What to do? How to handle this delicate situation? It is very important for the new mom to choose sources of information wisely, since this vulnerability threatens to cut her off from her mom instincts.

Any mother truly knows her baby best. She spends the most time with her offspring and has a special bond. It is a true shame if any person in the circle of the mom wants to influence her beyond caring and supportive fact-providing.

Any mother might remember the moment she spoke up for the first time against some well-meaning advice giver or some mainstream, treatment selling doctor appearing to shame her. That is the moment she truly became a mother. This means taking as much as possible, reviewing all the facts to her own understanding of the situation, the baby, as well as her own life experiences, and then making a decision.

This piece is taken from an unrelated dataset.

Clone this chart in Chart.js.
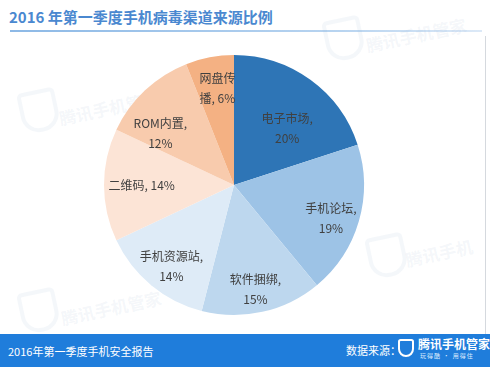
<!DOCTYPE html>
<html><head><meta charset="utf-8">
<script src="https://cdn.jsdelivr.net/npm/chart.js@4/dist/chart.umd.min.js"></script>
<style>
html,body{margin:0;padding:0;background:#fff;}
body{width:490px;height:369px;position:relative;overflow:hidden;font-family:"Noto Sans CJK SC","Noto Sans",sans-serif;}
#title{position:absolute;left:9px;top:6px;font-size:15px;font-weight:bold;color:#4A88D0;letter-spacing:0px;}
#tline{position:absolute;left:10px;top:30px;width:472px;height:2px;background:linear-gradient(to right,#8DB9E6,#B8D4F0 70%,#DCE9F7);}
#rline{position:absolute;left:485px;top:36px;width:1px;height:298px;background:#D5D9DE;}
#footer{position:absolute;left:0;top:334px;width:490px;height:33px;background:#1F7DDB;}
#ftl{position:absolute;left:8px;top:9px;font-size:11px;color:#fff;}
#ftr{position:absolute;left:346px;top:8px;font-size:11px;color:#fff;}
#logo{position:absolute;left:398px;top:5px;width:16px;height:18px;border:2px solid #fff;border-radius:3px 3px 9px 9px;box-sizing:border-box;}
#logot{position:absolute;left:418px;top:3px;font-size:12px;font-weight:bold;color:#fff;line-height:13px;}
#logos{position:absolute;left:420px;top:17px;font-size:6px;color:#dfeeff;letter-spacing:1px;}
.wm{position:absolute;color:rgba(150,175,205,0.11);font-size:17px;font-weight:bold;transform:rotate(-12deg);white-space:nowrap;}
.wmi{position:absolute;width:30px;height:34px;border:4px solid rgba(150,175,205,0.10);border-radius:5px 5px 18px 18px;transform:rotate(-12deg);}
#c{position:absolute;left:0;top:0;}
</style></head>
<body>
<div id="title">2016 年第一季度手机病毒渠道来源比例</div>
<div id="tline"></div>
<div id="rline"></div>
<div class="wmi" style="left:325px;top:18px"></div><div class="wm" style="left:365px;top:22px">腾讯手机管家</div>
<div class="wmi" style="left:20px;top:90px"></div><div class="wm" style="left:58px;top:95px">腾讯手机管家</div>
<div class="wmi" style="left:180px;top:155px"></div>
<div class="wmi" style="left:368px;top:235px"></div><div class="wm" style="left:405px;top:240px">腾讯手机</div>
<div class="wmi" style="left:20px;top:290px"></div><div class="wm" style="left:60px;top:295px">腾讯手机管家</div>
<div id="footer">
  <div id="ftl">2016年第一季度手机安全报告</div>
  <div id="ftr">数据来源：</div>
  <div id="logo"></div>
  <div id="logot">腾讯手机管家</div>
  <div id="logos">玩得酷 · 用得住</div>
</div>
<canvas id="c" width="490" height="369"></canvas>
<script>
const categories = ['电子市场','手机论坛','软件捆绑','手机资源站','二维码','ROM内置','网盘传播'];
const values = [20,19,15,14,14,12,6];
const colors = ['#2E75B6','#9DC3E6','#BDD7EE','#DEEBF7','#FCE4D6','#F8CBAD','#F4B183'];
const labelLines = [
  ['电子市场,','20%'],
  ['手机论坛,','19%'],
  ['软件捆绑,','15%'],
  ['手机资源站,','14%'],
  ['二维码, 14%'],
  ['ROM内置,','12%'],
  ['网盘传','播, 6%']
];

const labelPlugin = {
  id:'sliceLabels',
  afterDatasetsDraw(chart, args, opts){
    const ctx = chart.ctx;
    const meta = chart.getDatasetMeta(0);
    ctx.save();
    ctx.font = '12px "Noto Sans CJK SC", sans-serif';
    ctx.fillStyle = '#404040';
    ctx.textAlign = 'center';
    ctx.textBaseline = 'middle';
    meta.data.forEach((arc,i)=>{
      const p = arc.getProps(['x','y','startAngle','endAngle','outerRadius'],true);
      const mid = (p.startAngle+p.endAngle)/2 + (opts.angleShift[i]||0)*Math.PI/180;
      const r = p.outerRadius*opts.radius[i];
      const cx = p.x + Math.cos(mid)*r;
      const cy = p.y + Math.sin(mid)*r;
      const lines = labelLines[i];
      const lh = 20;
      lines.forEach((t,k)=>{
        ctx.fillText(t, cx, cy + (k-(lines.length-1)/2)*lh);
      });
    });
    ctx.restore();
  }
};

new Chart(document.getElementById('c'),{
  type:'pie',
  data:{labels:categories,datasets:[{data:values,backgroundColor:colors,borderWidth:0}]},
  options:{
    responsive:false,animation:false,
    layout:{padding:{left:104,top:55,right:126,bottom:54}},
    plugins:{legend:{display:false},tooltip:{enabled:false},
      sliceLabels:{radius:[0.6,0.79,0.82,0.79,0.71,0.69,0.75],angleShift:[7,3,1,-2,0,-12,1]}},
    events:[]
  },
  plugins:[labelPlugin]
});
</script>
</body></html>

It is excruciating to have to make so many decisions for another little person that she loves so much, way beyond the love for herself. We decide for ourselves and are ready to put up with the consequences. But having our baby live with the consequences of our decisions can be an incredibly difficult experience, especially if the outcome is not as we had hoped. We decide and our innocent child pays. That does not seem fair, but it is part of being a mother and of raising a child.

What can be applied to other situations as well is for the new mom (or anyone in a new situation who is vulnerable to criticism and unsolicited advice) is to make sure to stay connected with oneself and with the situation at hand, and the overall desired outcome or goal. So if you are an experienced “old timer” and encounter an absolute beginner, please, don´t give unsolicited advice. At most, ask ahead if an observation or piece of advice would be appreciated.

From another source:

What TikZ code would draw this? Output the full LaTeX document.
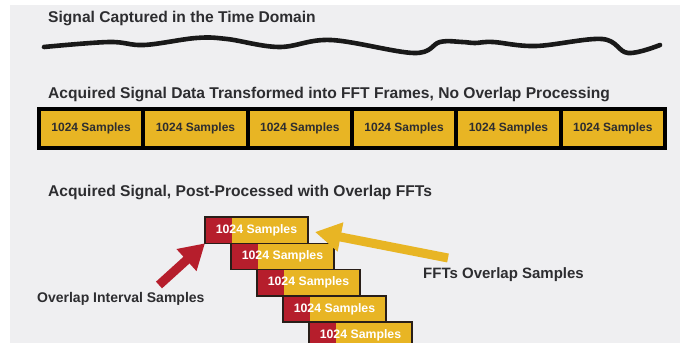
\documentclass[tikz,border=0pt]{standalone}
\usepackage{fontspec}
\setmainfont{Liberation Sans}
\usetikzlibrary{arrows.meta}
\definecolor{bg}{RGB}{239,239,241}
\definecolor{fftyellow}{RGB}{232,181,36}
\definecolor{fftred}{RGB}{182,30,44}
\definecolor{txt}{RGB}{45,45,48}
\definecolor{edge}{RGB}{40,30,25}
\begin{document}
\begin{tikzpicture}[x=1pt,y=-1pt,
  title/.style={anchor=base west, inner sep=0pt, text=txt, font=\fontsize{15.6}{18}\selectfont\bfseries},
  label/.style={anchor=base west, inner sep=0pt, text=txt, font=\fontsize{#1}{17}\selectfont\bfseries},
  cell/.style={draw=black, line width=4pt, fill=fftyellow, minimum width=104.33pt, minimum height=39pt,
    inner sep=0pt, outer sep=0pt, text=txt, font=\fontsize{12}{14}\selectfont\bfseries},
  blk/.style={draw=edge, line width=1.5pt, fill=fftyellow, minimum width=103pt, minimum height=26.3pt,
    inner sep=0pt, outer sep=0pt, text=white, font=\fontsize{12.3}{14}\selectfont\bfseries,
    path picture={\fill[fftred] (path picture bounding box.north west) rectangle ([xshift=27pt]path picture bounding box.south west);}},
  redarrow/.style={draw=fftred, line width=9pt, -{Triangle[width=28pt,length=25pt]}},
  yelarrow/.style={draw=fftyellow, line width=9pt, -{Triangle[width=28pt,length=26pt]}},
  wave/.style={line width=4.6pt, line cap=round, line join=round, black!90}
]
\useasboundingbox (0,0) rectangle (680,345);
\clip (0,0) rectangle (680,345);
\fill[white] (0,0) rectangle (680,345);
\fill[bg] (10,5) rectangle (680,343);

% section 1
\node[title] (t1) at (48,23) {Signal Captured in the Time Domain};
\draw[wave] plot[smooth, tension=0.6] coordinates {(44,47) (109,42) (144,45) (196,38) (227,39) (279,47) (331,40) (414,53) (440,42) (462,42) (475,43) (493,42) (536,46) (602,39) (628,53) (660,45)};

% section 2
\node[title] (t2) at (48,98) {Acquired Signal Data Transformed into FFT Frames, No Overlap Processing};
\foreach \i in {1,...,6} {
  \node[cell] (c\i) at ({39+104.33*(\i-0.5)},128.5) {1024 Samples};
}

% section 3
\node[title] (t3) at (48,196) {Acquired Signal, Post-Processed with Overlap FFTs};
\foreach \k in {0,...,4} {
  \node[blk] (b\k) at ({256.5+26*\k},{230.15+26.3*\k}) {1024 Samples};
}

\coordinate (ra) at (159,285);
\draw[redarrow] (ra) -- (b0.south west);
\coordinate (ya) at (448,258);
\coordinate (yt) at (315,232);
\draw[yelarrow] (ya) -- (yt);

\node[label=14] (l1) at (37,302) {Overlap Interval Samples};
\node[label=15] (l2) at (423,278) {FFTs Overlap Samples};

\fill[white] (0,343) rectangle (680,345);
\end{tikzpicture}
\end{document}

If the answer is no, respect the answer. Keep the piece of wisdom to yourself and instead return to enjoy the person and the situation. Remember to leave room for the beginner to grow. By respecting the individual’s space, it leaves the door open for them to get support from you in their own time, when they are ready. We all can learn from each other, but shaming and belittling will certainly not lead to learning or improvement.

It is worth the exercise in restraint to allow the “rookie” to face her own fears and stay connected to her own intuition. This same intuition will let us know when we need to seek advice – and from whom.